A large number of stock brokers have started demanding 50 per cent cash margin from traders in India’s equity derivatives market as against the regulatory requirement of 20 per cent. Traders say it was causing unnecessary hassle to them in trading in the futures segment as the 20 per cent margin requirement was enough to take care of any volatility risks.

Of late, markets regulator SEBI has tightened margin norms, hiking the margin requirement. However, since the market has been hitting a new peak this year, brokers have turned extra cautious, experts said. Brokers have unilaterally started imposing penalties on traders who do not maintain 50 per cent cash margin for trading in the F&O segment. The penalty includes a 9 per cent interest per annum on the cash margin shortfall.

Sharp volatility

An official from a Mumbai broking firm said that they were fearful since retail participation was rising sharply than before in the derivatives segment. “We insist on a 50 per cent margin to curtail retail traders from going overboard with derivatives trading since markets are hitting new highs and sharp volatility can lead to debt pile-up,” the official said. F&O trading is growing in unprecedented manner since scores of new stocks have been inducted into the segment by the National Stock Exchange.

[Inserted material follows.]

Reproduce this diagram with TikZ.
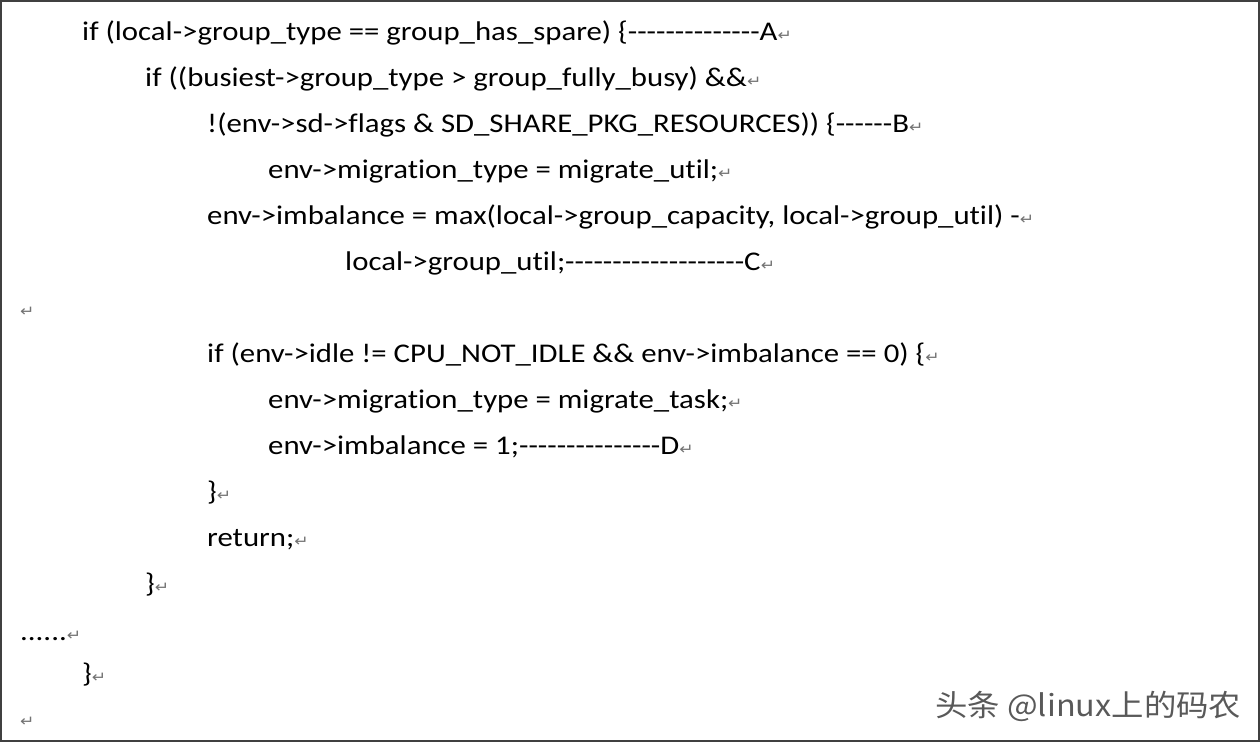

According to the latest NSE data, retail investors hold 68 per cent of overall index long calls and index short call options, 55 per cent and 71 per cent of index long put and index short put options positions, 57 per cent of index long futures and 41 per cent of index short positions, 56 per cent of stock futures long and 7 per cent of stock futures short positions.

Girish Sodani, Head of HNI zone and strategies, Swastika Investmart, said, “Yes, we have observed that in our zone, many of our small-ticket clients who are into day trading have shifted from the cash and futures segments to options trading as the latter require very low margins; but these margins upfront make a big fireback to the traders who trade smoothly in options trading.” In the past one year, SEBI introduced several new norms regarding margin and pledge of shares including upfront margins but reduction in options leverage and cash margin on option trades prove to be hard on low investment customers and brokers, he added

Margin commitments

Traders say clients will face difficulties in meeting margin commitments towards the end of every quarter, as according to current SEBI rules, all client positions have to be settled and cash in their ledger account has to be returned to them. If a trader has option position based on cash, they may have to forcefully square-off their position, they added. An important relaxation is the quarterly settlement as it affects derivative traders, Sodani said.